Hispanic Americans are mostly Mexican-Americans, but outscore Mexico by a healthy 41 points. They are only 15 points behind Spain--and note that many Hispanic-Americans are recent immigrants and don't speak English as a first language (but had to take the test in English), while Spaniards take the test in Spanish.
African-Americans outperform Trinidad (Trinidad is a developed country with a high per capita GDP, and has a substantially African population, which makes them perhaps the most comparable group.)
This really seems to disconfirm both the liberal and conservative talking points. The US education system is not underfunded, as liberals say, nor is it underperforming, as conservatives say. It also is not correct that the US is systematically failing racial minorities due to institutionalized racism (as the OP claims).
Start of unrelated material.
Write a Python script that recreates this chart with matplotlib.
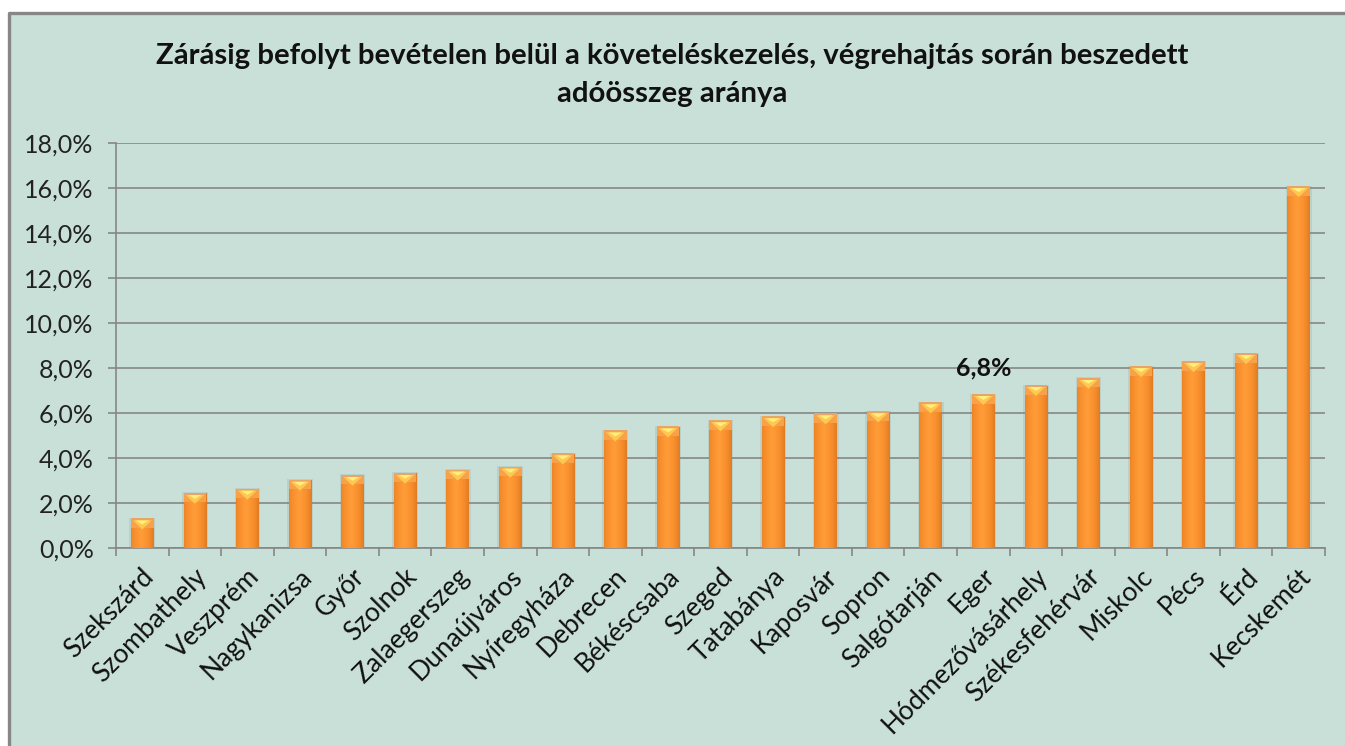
"""
Zárásig befolyt bevételen belül a követeléskezelés, végrehajtás során beszedett adóösszeg aránya
"""

import numpy as np
import matplotlib
matplotlib.use('Agg')
import matplotlib.pyplot as plt
import matplotlib.ticker as ticker
import matplotlib.transforms as mtransforms
from matplotlib.patches import Rectangle, Polygon
from matplotlib.lines import Line2D

# ==================== Data ====================
cities = ['Szekszárd', 'Szombathely', 'Veszprém', 'Nagykanizsa', 'Győr', 'Szolnok',
          'Zalaegerszeg', 'Dunaújváros', 'Nyíregyháza', 'Debrecen', 'Békéscsaba',
          'Szeged', 'Tatabánya', 'Kaposvár', 'Sopron', 'Salgótarján', 'Eger',
          'Hódmezővásárhely', 'Székesfehérvár', 'Miskolc', 'Pécs', 'Érd', 'Kecskemét']
share_pct = [1.30, 2.44, 2.62, 3.02, 3.24, 3.33, 3.47, 3.60, 4.19, 5.21, 5.39,
             5.66, 5.84, 5.97, 6.06, 6.46, 6.83, 7.23, 7.55, 8.07, 8.29, 8.65, 16.07]
highlight = 'Eger'
y_ticks = [0, 2, 4, 6, 8, 10, 12, 14, 16, 18]

TITLE = ('Zárásig befolyt bevételen belül a követeléskezelés, végrehajtás során beszedett\n'
         'adóösszeg aránya')

BG = '#C9E0D8'
GRID = '#868686'
FRAME = '#878787'

plt.rcParams.update({'font.family': ['Lato', 'DejaVu Sans'], 'font.size': 16})

fig = plt.figure(figsize=(13.45, 7.46), dpi=100, facecolor='white')
# chart area background + frame (top and left edges visible)
fx0, fy1 = 8.5 / 1345, 1 - 12.5 / 746
fig.patches.append(Rectangle((fx0, -0.05), 1.1, fy1 + 0.05, transform=fig.transFigure,
                             facecolor=BG, linewidth=0, zorder=-5))
fig.lines.append(Line2D([fx0, fx0, 1.05], [-0.05, fy1, fy1], transform=fig.transFigure,
                        color=FRAME, linewidth=2.4, zorder=-4))

ax = fig.add_axes([116 / 1345, 1 - 548.3 / 746, (1325 - 116) / 1345, (548.3 - 143.3) / 746])
ax.set_facecolor('none')
ax.set_zorder(1)

x = np.arange(len(cities))
bars = ax.bar(x, share_pct, width=0.43, color='#F28A28', zorder=3, linewidth=0)

# gradient shading for each bar
grad = np.linspace(0, 1, 64)
shade = 1 - 0.55 * np.abs(grad - 0.45) ** 1.2 * 2
cmap = matplotlib.colors.LinearSegmentedColormap.from_list(
    'bar', ['#A85210', '#D0701C', '#F58B2A', '#FF9C38'])
for b in bars:
    bx, bw, bh = b.get_x(), b.get_width(), b.get_height()
    # soft halo / shadow
    ax.add_patch(Rectangle((bx - 0.03, 0), bw + 0.06, bh + 0.05, facecolor='#7A8A84',
                           alpha=0.18, linewidth=0, zorder=2))
    im = ax.imshow(shade[np.newaxis, :], cmap=cmap, vmin=0, vmax=1, aspect='auto',
                   extent=(bx, bx + bw, 0, bh), zorder=3, interpolation='bicubic')
    im.set_clip_path(b)
    # top bevel with yellow highlight
    cap = 0.40
    ax.add_patch(Rectangle((bx, bh - cap), bw, cap, facecolor='#F7A14A',
                           linewidth=0, zorder=4))
    ax.add_patch(Polygon([(bx + 0.08 * bw, bh - 0.06), (bx + 0.92 * bw, bh - 0.06),
                          (bx + 0.5 * bw, bh - cap * 1.15)], closed=True,
                         facecolor='#FFC84E', linewidth=0, zorder=5))
    ax.add_patch(Polygon([(bx + 0.2 * bw, bh - 0.06), (bx + 0.8 * bw, bh - 0.06),
                          (bx + 0.5 * bw, bh - cap * 0.6)], closed=True,
                         facecolor='#FFEE80', linewidth=0, zorder=6))
    ax.add_patch(Rectangle((bx, bh - 0.05), bw, 0.08, facecolor='#E9A566',
                           linewidth=0, zorder=6))

ax.set_xlim(-0.5, len(cities) - 0.5)
ax.set_ylim(0, 18)
ax.set_yticks(y_ticks)
ax.yaxis.set_major_formatter(ticker.FuncFormatter(lambda v, p: f'{v:.1f}%'.replace('.', ',')))
ax.grid(axis='y', color=GRID, linewidth=1.2, zorder=1)
ax.set_axisbelow(True)

for s in ['top', 'right']:
    ax.spines[s].set_visible(False)
for s in ['left', 'bottom']:
    ax.spines[s].set_color(GRID)
    ax.spines[s].set_linewidth(1.2)
    ax.spines[s].set_zorder(2)

ax.set_xticks(x)
ax.set_xticks(np.arange(len(cities) + 1) - 0.5, minor=True)
ax.tick_params(axis='x', which='major', length=0, pad=11)
ax.tick_params(axis='x', which='minor', length=6, width=1.2, color=GRID)
ax.tick_params(axis='y', length=6, width=1.2, color=GRID, labelsize=18, pad=10,
               labelcolor='#222222')
ax.set_xticklabels(cities, rotation=45, ha='right', rotation_mode='anchor',
                   fontsize=19, color='#111111')
offset = mtransforms.ScaledTranslation(-1 / 100, 0, fig.dpi_scale_trans)
for lbl in ax.get_xticklabels():
    lbl.set_transform(lbl.get_transform() + offset)

# value label for the highlighted city
i = cities.index(highlight)
ax.text(i, share_pct[i] + 1.2, f'{share_pct[i]:.1f}%'.replace('.', ','),
        ha='center', va='center', fontsize=18, fontweight='bold', color='#111111', zorder=7)

fig.text(0.5, 1 - 75 / 746, TITLE, ha='center', va='center', fontsize=21.2,
         fontweight='bold', color='#111111', linespacing=1.6)

fig.savefig('out.png', dpi=100, facecolor='white')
The picture I have of the US education system is that there are a large number of smart, dedicated, people spending a lot of money trying get the best outcomes they can with the students they have to work with. This is all irreconcilable with the claims the OP makes.
Not so irreconcilable, if you don't suppose that "a lot" means "most."
The current average likelihood of a high school freshman in America making it to graduation is about 78%, and that's the best it's been in quite a while.
At the public high school I went to, it was a pretty big deal if a year passed where someone failed to graduate, and students would ask each other, not if they were planning to go to college, but what college they planned to go to. The only student I ever asked or heard asked that question who said they weren't planning to go to college, went to college. And not a two-year or community college, but a pretty decent state college.
That was a good high school, but it wasn't by any means renowned. With schools like that bringing up the national average, consider the state of the schools dragging down the national average.